7. There may be a question whether this exception applies in the first instance. The exception applies only to "commercial financing security" which is limited to certain types of paper, accounts receivable, mortgages, and inventory. The livestock in which PCA claims a prior security interest must therefore constitute "inventory." The Treasury regulation for § 6323(c) states:

For purposes of this subparagraph, the term "inventory" includes raw materials and goods in process as well as property held by the taxpayer primarily for sale to customers in the ordinary course of his trade or business.

26 CFR § 301.6323(c)-1(c). As explained by one commentator, "[i]n Article 9 terms, [commercial financing security] does not include goods other than inventory such as equipment or farm products . . . ." Clark, The Law of Secured Transactions Under the Uniform Commercial Code, ¶ 5.07[1] at 5-20 (Warren, Gorham & Lamont, 2d ed. 1988).

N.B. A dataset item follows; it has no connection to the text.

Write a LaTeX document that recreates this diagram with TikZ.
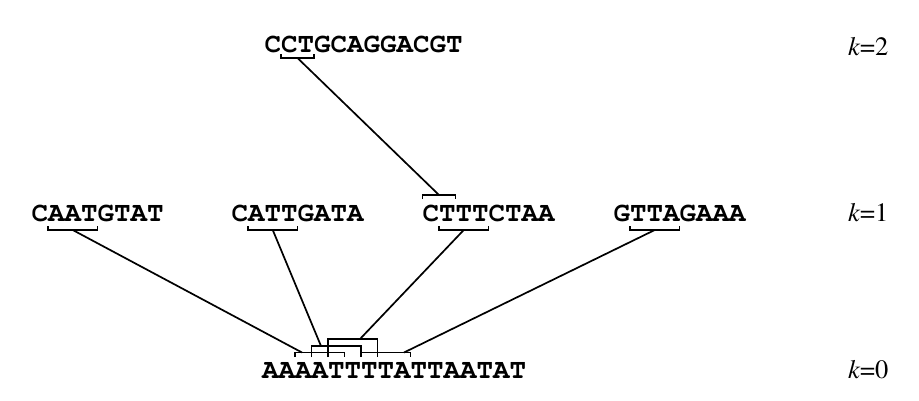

There may be a question whether the livestock constitutes inventory or farm products.

8. Under Wis.Stat. § 409.306(1) "proceeds" includes "whatever is received upon the sale, exchange, collection or other disposition of collateral or proceeds."

9. Even if this court were to hold that offspring of livestock may constitute proceeds of that livestock, to prevail under the theory that the feeder pigs are identifiable proceeds of the sows, PCA would have to establish that the feeder pigs represent offspring of sows that existed on or before the 45th day after September 13, 1989. Nothing in the record traces the feeder pigs at issue to particular, identified livestock.